More granular information may be key here as well, though. If you have multiple product lines or common items in each category, it only strengthens the process to expand on the finite list to allow for more actionable solutions. For example, you can add additional tags to each primary reason. If someone reaches out with a Question, what is it related to? Are they asking questions about the product, billing, or contact information? All these can be sub-categories ready to track. The important thing to remember is to keep your lists of tags as small as possible. More than 10 or 15 quickly becomes too much to manage, and when it is too much to manage, it won’t get done right or at all. Think hard about the smallest possible lists you can have that cover the majority of your cases. There is no shame in an “Other” category.
Lastly, you need to be the one defining these reasons, not the customer. Furthermore, never tag the interaction until the end. Like the doctor example, your customer may not know what they want or need, and there can be many twists in the diagnosis phase. If you like data, you can get the customer’s reason for reaching out and compare it to the tags your team assigns. The difference is always surprising and entertaining.
Configuring your intake process requires thought and intentionality. The real trick is to start as simply as possible. Where this process most commonly fails and breaks down is by implementing too much at one time. It requires work from the people on the phones to make this work, and data entry and call logging in high-volume environments is a very difficult change if you are not doing it today. Transparency helps this, though. The data is valuable and a lot of good for the organization and the people on the front lines can come out of it. Data-driven decision-making is powerful, and creating actionable data is the first step.

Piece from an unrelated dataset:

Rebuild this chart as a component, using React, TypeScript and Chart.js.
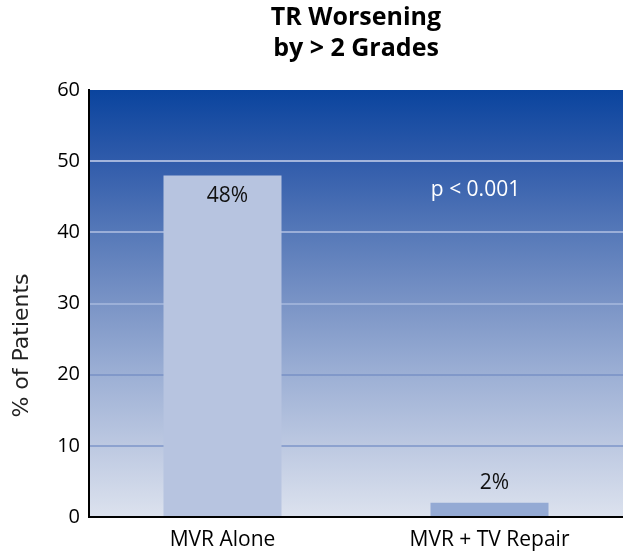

I don’t believe there is a true shortcut to excellence here, so I encourage sharing the findings as soon as possible in this process. Highlight the missed data entry points, not to scold, but to show the potential. Show what kind of interactions you are having with customers and how they improve with data. Bring in real cases, case studies, and testimonials internally and externally as things improve. This is a people-driven solution for better communication; you have to communicate the value to the people involved. Everyone wants to do their work better. No one likes bad customer calls. We can do better. We have the knowledge. We have the technology. We must have the courage to do things better.